I was never, she sad – "allowed outside the monastery gate without a couple of them".

She also recalled on the monastic treasure, as well as the inhabitants, whom, she wrote – "the feeding of the soldiers quartered upon them strained their resources sadly":

"The treasures of the monastery are all dispersed, and its books and MSS. relating to the old kings of Serbia are scattered. The folk at the monastery are now miserably poor, and toil in their few fields for a bare living."

About Saint Stefan Dečanski:

"The dead king was canonized as St. Stefan Dečanski and is extraordinarily celebrated as a miracle worker. His death is pictured upon his shrine ; two men tug the ends of a cord that is twisted round his neck, and an angel fetches his soul. He is, I was told, exceedingly good, and it is of no use to approach him in prayer if you have any bad thought in your heart. He helps the poor and performs the most marvelous cures. The belief in his power is far spread, even Yakoub had a sort of sneaking respect for him, and I was bidden to prepare my mind for the visit to the Holy King even before I had left Berane. Nor does he, alone, protect the church. Once a Turk stole a jewel from a picture of the Holy Mother of God.
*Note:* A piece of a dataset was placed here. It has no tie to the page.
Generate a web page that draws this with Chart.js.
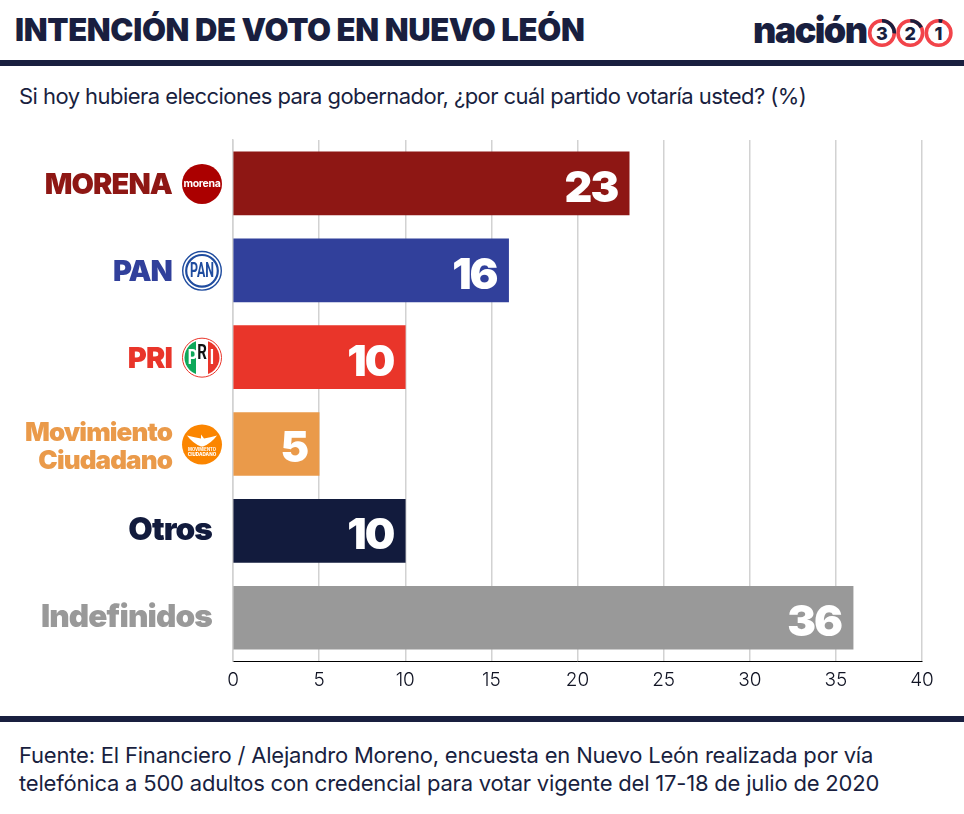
<!DOCTYPE html>
<html>
<head>
<meta charset="utf-8">
<script src="https://cdn.jsdelivr.net/npm/chart.js@4"></script>
<style>
  html, body { margin: 0; padding: 0; background: #fff; }
  body { width: 964px; height: 814px; position: relative; overflow: hidden; }
  .abs { position: absolute; white-space: nowrap; }
  #title { left: 15px; top: 11px; font: 900 31px Inter, sans-serif; letter-spacing: -0.33px; color: #191f3f; }
  #subtitle { left: 19px; top: 83px; font: 400 22px Inter, sans-serif; letter-spacing: -0.55px; color: #191f3f; }
  #source { left: 19px; top: 741px; font: 400 22px/28px Inter, sans-serif; letter-spacing: -0.2px; color: #191f3f; }
  .rule { position: absolute; left: 0; width: 964px; background: #191f3f; }
  #logo-word { left: 753px; top: 8px; font: 900 36px Inter, sans-serif; letter-spacing: -1.6px; color: #191f3f; }
  #chart-wrap { position: absolute; left: 0; top: 125px; width: 964px; height: 575px; }
</style>
</head>
<body>
<div class="abs" id="title">INTENCIÓN DE VOTO EN NUEVO LEÓN</div>
<div class="abs" id="logo-word">nación</div>
<svg class="abs" style="left:866px;top:17px" width="90" height="32" id="rings"></svg>
<div class="rule" style="top:60px;height:6px"></div>
<div class="abs" id="subtitle">Si hoy hubiera elecciones para gobernador, ¿por cuál partido votaría usted? (%)</div>
<div id="chart-wrap"><canvas id="chart"></canvas></div>
<div class="rule" style="top:716px;height:6px"></div>
<div class="abs" id="source">Fuente: El Financiero / Alejandro Moreno, encuesta en Nuevo León realizada por vía<br>telefónica a 500 adultos con credencial para votar vigente del 17-18 de julio de 2020</div>

<script>
const categories = ['MORENA', 'PAN', 'PRI', 'Movimiento Ciudadano', 'Otros', 'Indefinidos'];
const values = [23, 16, 10, 5, 10, 36];
const barColors = ['#8e1714', '#31409b', '#e9352a', '#ea9a4a', '#121b3d', '#999999'];
const logoNames = ['morena', 'pan', 'pri', 'mc', null, null];
const xTicks = [0, 5, 10, 15, 20, 25, 30, 35, 40];

// --- Header logo rings ---
const rings = document.getElementById('rings');
const ringArcs = [1.6, 1.1, 0.3];
let ringHtml = '';
['3', '2', '1'].forEach((num, i) => {
    const cx = 16 + i * 28.3;
    ringHtml += `<circle cx="${cx}" cy="16" r="12.3" fill="none" stroke="#f2444a" stroke-width="3.6"/>`;
    ringHtml += `<path d="M${cx} 3.7 A12.3 12.3 0 0 1 ${cx + 12.3 * Math.sin(ringArcs[i])} ${16 - 12.3 * Math.cos(ringArcs[i])}" fill="none" stroke="#191f3f" stroke-width="3.6"/>`;
    ringHtml += `<text x="${cx}" y="22.5" text-anchor="middle" font-family="Inter" font-weight="800" font-size="18" fill="#191f3f">${num}</text>`;
});
rings.innerHTML = ringHtml;

// squeezed text for the PAN / PRI logo letters
function narrowText(ctx, text, x, y, size, squeeze) {
    ctx.save();
    ctx.translate(x, y);
    ctx.scale(squeeze, 1);
    ctx.font = `700 ${size}px Roboto`;
    ctx.fillText(text, 0, 0);
    ctx.restore();
}

// --- Party logos, drawn at the row position given by the y scale ---
function drawLogo(ctx, name, cx, cy) {
    const r = 20;
    const circle = (rad, fill, stroke, lw) => {
        ctx.beginPath();
        ctx.arc(cx, cy, rad, 0, Math.PI * 2);
        if (fill) { ctx.fillStyle = fill; ctx.fill(); }
        if (stroke) { ctx.strokeStyle = stroke; ctx.lineWidth = lw; ctx.stroke(); }
    };
    ctx.textAlign = 'center';
    ctx.textBaseline = 'middle';
    if (name === 'morena') {
        circle(r, '#ab0000');
        ctx.fillStyle = '#fff';
        ctx.font = '700 10.5px Inter';
        ctx.letterSpacing = '-0.3px';
        ctx.fillText('morena', cx, cy);
        ctx.letterSpacing = '0px';
    } else if (name === 'pan') {
        circle(r - 0.7, '#fff', '#1f4c9f', 1.4);
        circle(r - 4.2, '#fff', '#1f4c9f', 2.2);
        ctx.fillStyle = '#1f4c9f';
        narrowText(ctx, 'PAN', cx, cy + 1, 20, 0.62);
    } else if (name === 'pri') {
        ctx.save();
        ctx.beginPath();
        ctx.arc(cx, cy, r - 2.5, 0, Math.PI * 2);
        ctx.clip();
        ctx.fillStyle = '#0ea85a';
        ctx.fillRect(cx - r, cy - r, r - 6, r * 2);
        ctx.fillStyle = '#e9352a';
        ctx.fillRect(cx + 6, cy - r, r, r * 2);
        ctx.restore();
        circle(r - 0.5, null, '#e9352a', 1);
        ctx.fillStyle = '#fff';
        narrowText(ctx, 'P', cx - 9.5, cy + 1, 20, 0.75);
        narrowText(ctx, 'I', cx + 10, cy + 1, 20, 0.75);
        ctx.fillStyle = '#111';
        narrowText(ctx, 'R', cx, cy - 4, 20, 0.75);
    } else if (name === 'mc') {
        circle(r, '#fb8500');
        ctx.fillStyle = '#fff';
        ctx.beginPath();
        ctx.moveTo(cx - 15, cy - 9);
        ctx.quadraticCurveTo(cx - 7, cy - 7, cx - 1, cy - 6);
        ctx.lineTo(cx - 1, cy - 10);
        ctx.lineTo(cx + 2, cy - 6);
        ctx.quadraticCurveTo(cx + 8, cy - 7, cx + 15, cy - 9);
        ctx.quadraticCurveTo(cx + 9, cy - 1, cx + 1, cy + 2);
        ctx.lineTo(cx - 1, cy + 2);
        ctx.quadraticCurveTo(cx - 9, cy - 1, cx - 15, cy - 9);
        ctx.fill();
        ctx.font = '700 4.2px Inter';
        ctx.fillText('MOVIMIENTO', cx, cy + 5.5);
        ctx.font = '800 4.6px Inter';
        ctx.fillText('CIUDADANO', cx, cy + 10);
    }
}

// --- Category labels + logos + value labels ---
const rowLabels = {
    id: 'rowLabels',
    afterDatasetsDraw(chart) {
        const { ctx, scales } = chart;
        ctx.save();
        categories.forEach((cat, i) => {
            const y = scales.y.getPixelForValue(i);
            const hasLogo = logoNames[i] !== null;
            const right = hasLogo ? 172 : 212;
            ctx.fillStyle = barColors[i];
            ctx.textAlign = 'right';
            ctx.textBaseline = 'middle';
            ctx.letterSpacing = '-0.9px';
            if (i === 3) {
                const parts = cat.split(' ');
                ctx.font = '900 26px Inter';
                ctx.fillText(parts[0], right, y - 11);
                ctx.fillText(parts[1], right, y + 17);
            } else if (hasLogo) {
                ctx.font = '900 29px Inter';
                ctx.fillText(cat, right, y + 2);
            } else {
                ctx.font = '900 31.6px Inter';
                ctx.fillText(cat, right, y);
            }
            ctx.letterSpacing = '0px';
            if (hasLogo) drawLogo(ctx, logoNames[i], 202, y + 0.5);
            // value inside the bar end
            ctx.fillStyle = '#fff';
            ctx.textAlign = 'right';
            ctx.textBaseline = 'middle';
            ctx.font = '900 43px Inter';
            ctx.letterSpacing = '-2px';
            ctx.fillText(String(values[i]), scales.x.getPixelForValue(values[i]) - 12, y + 5.5);
            ctx.letterSpacing = '0px';
        });
        ctx.restore();
    }
};

// --- Chart.js Initialization ---
const chart = new Chart(document.getElementById('chart').getContext('2d'), {
    type: 'bar',
    data: {
        labels: categories,
        datasets: [{
            data: values,
            backgroundColor: barColors,
            barThickness: 63,
            borderWidth: 0
        }]
    },
    options: {
        indexAxis: 'y',
        responsive: true,
        maintainAspectRatio: false,
        animation: false,
        layout: { padding: { left: 225, right: 42, top: 15, bottom: 0 } },
        plugins: { legend: { display: false }, tooltip: { enabled: false } },
        scales: {
            x: {
                min: 0,
                max: 40,
                afterBuildTicks: (axis) => { axis.ticks = xTicks.map(v => ({ value: v })); },
                grid: { color: '#d2d2d2', lineWidth: 1.5, drawTicks: false },
                border: { color: '#000', width: 1 },
                ticks: { color: '#111424', font: { family: 'Inter', size: 19, weight: 300 }, padding: 8, maxRotation: 0 }
            },
            y: {
                grid: { display: false },
                border: { color: '#d2d2d2', width: 1.5 },
                ticks: { display: false }
            }
        }
    },
    plugins: [rowLabels]
});
</script>
</body>
</html>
Shortly afterwards he was found dead and unwounded ! Then the jewel was found upon him, and it was known that the Holy Mother of God had slain him, for to die of anything but a wound was clearly a great marvel."
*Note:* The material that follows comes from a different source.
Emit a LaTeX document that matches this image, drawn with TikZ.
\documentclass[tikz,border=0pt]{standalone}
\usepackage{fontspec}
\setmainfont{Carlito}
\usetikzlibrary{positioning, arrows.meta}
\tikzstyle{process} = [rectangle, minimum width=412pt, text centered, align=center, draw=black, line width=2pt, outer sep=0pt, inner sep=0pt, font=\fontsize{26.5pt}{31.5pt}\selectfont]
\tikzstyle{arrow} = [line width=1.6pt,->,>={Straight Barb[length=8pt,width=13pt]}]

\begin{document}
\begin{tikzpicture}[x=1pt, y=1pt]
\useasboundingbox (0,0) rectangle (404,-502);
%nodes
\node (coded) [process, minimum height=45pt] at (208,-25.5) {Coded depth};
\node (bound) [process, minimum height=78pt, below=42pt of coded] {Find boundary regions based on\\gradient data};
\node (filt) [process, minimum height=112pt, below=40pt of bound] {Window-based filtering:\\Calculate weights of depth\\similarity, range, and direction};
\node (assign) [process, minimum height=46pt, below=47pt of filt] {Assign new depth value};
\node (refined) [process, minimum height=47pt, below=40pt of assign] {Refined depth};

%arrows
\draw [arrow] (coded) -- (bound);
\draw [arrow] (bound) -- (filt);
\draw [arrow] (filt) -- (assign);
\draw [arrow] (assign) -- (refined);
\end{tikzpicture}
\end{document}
In spite of the difficult situation, the importance of the Metohija monastery for the Serbs was also emphasized:

"Here, a unique specimen in a land almost entirely given over to barbarism, it is looked upon as something almost miraculous, and is regarded with a veneration which has not improbably worked upon the superstitious souls of the Albanians and saved it from destruction. And to the Serb it is an outward and visible sign that this land is his. Though it has been the Turk's for five hundred years, he has set no such mark upon it."
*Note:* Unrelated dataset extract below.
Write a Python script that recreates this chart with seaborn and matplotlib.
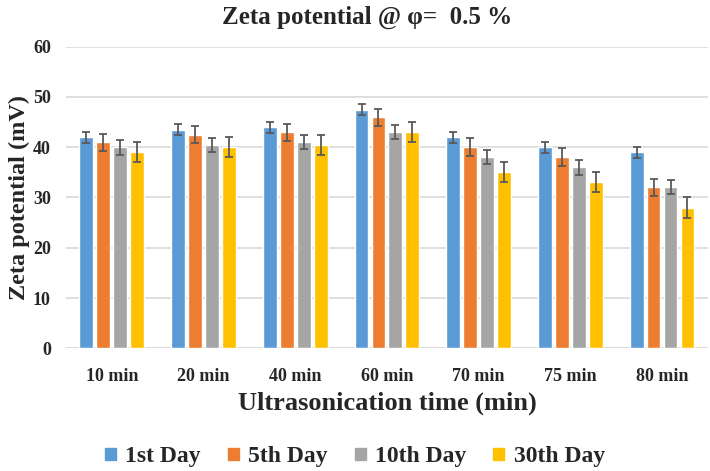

On the other hand, Durham did not hide her enchantment with Visoki Dečani – both when it comes to the inward and outward aspects of the monastery.

Readers were introduced to the history of the monastery, and with details she gives concerning the builder and the material used for construction she demonstrates the beauty of Visoki Dečani: 

"Dečani dates from the palmy days of the Serbian empire, and is its finest monument. The church, built by a Dalmatian from Cattaro, is of white and dull red marble, striped in the manner familiar to us in Italy, and would be a fine building anywhere."

She noticed the carving, the genealogy of Nemanjić, and the damaged frescoes:

"The whole interior of the church is elaborately frescoed. All the faces that are within reach from the ground have been poked out, but those above are very well preserved. The line of Nemanja kings that covers one wall of the narthex is especially interesting. The magnificent old Ikonostasis is of carved and gilt wood (cleverly restored)."

Visoki Dečani at the time of Mary Durham’s visit"The floor is paved with white and dull red marble, and the piers which support the roof are in several instances monolithic. The tomb of the Holy King’s sister Helena (also, I believe, canonized) stands in the body of the church. The two marbles from which the church is entirely built were quarried in the immediate, neighborhood. It is thirty meters high to the base of the cupola," she stated also.

However, in her travelogue, she did not just introduce the readers to the monastery's appearance. She also described the "faith of the people":

"Doors and windows are all elaborately and splendidly carved, and the whole is in such a wonderfully good state of preservation that it is small wonder that the people have deep faith in the protecting power of the Holy King, and believe that in the whole world there is no building quite so beautiful."